Re: Finding pages without specific words
by Wonko the sane (Curate) on Mar 08, 2004 at 12:57 UTC
    Hello

    Your if tests are also using the wrong operator.

    if ( $line !~ /$nameOne/i )

    '!~' rather than '!='

    Running with Warnings enabled would have shown this error. :)

    Wonko

Re: Finding pages without specific words
by Crian (Curate) on Mar 08, 2004 at 13:35 UTC
    I have played around with your program a little bit, here is my actual version, perhaps it is usefull for you:

    #!/usr/bin/perl use strict; use warnings; use File::Find; my $dir = '\webdirectory'; my $nameOne = 'alpha beta'; my $nameTwo = 'charlie'; my @pages; sub mySub { return if -d $File::Find::name; return if $File::Find::name !~ /\.html$/; my $text; open (IN, $File::Find::name) or die "Can't open '$File::Find::name +': $!\n"; { local $/; # Slurp-Mode $text = <IN>; } close IN or die $!; if ($text !~ m/\Q$nameOne\E/ and $text !~ m/\Q$nameTwo\E/) { push @pages, $File::Find::name; } } find( \&mySub, $dir ); print "$_\n" for @pages;


    I'm sorry for not using File::Slurp here as suggested, but its not installed here until now.
      Thanks to everyone!
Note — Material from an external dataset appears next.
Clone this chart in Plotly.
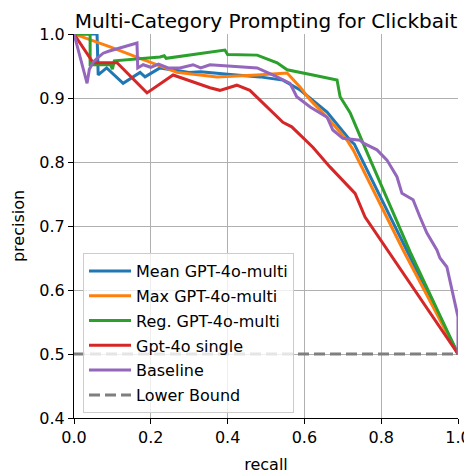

What is local $/ doing?
      open (IN, $File::Find::name) or die "Can't open '$File::Find::name': $ +!\n"; { local $/; # Slurp-Mode means what and what is local $/ d +oing?? $text = <IN>; }

        in perldoc perlvar you can find out more about $/ and the "slurp mode".
        Look for "input_record_separator"

        Sören

Re: Finding pages without specific words
by UnderMine (Friar) on Mar 08, 2004 at 14:13 UTC
    while($line = <DAT>) { if ($line != /$nameOne/i) { if ($line != /$nameTwo/i) { print "$name\n"; $ct++; last; } } }
    This make the assumption that $nameOne and $nameTwo are on the same line. Is this what you really wanted?

    Thanks
    UnderMine

      No, I didnt want to always check if $nameOne and $nameTwo are on the same line.
Re: Finding pages without specific words
by Crian (Curate) on Mar 08, 2004 at 13:08 UTC
    An other point: If speed is important, don't put variables from outside into the regular expressions.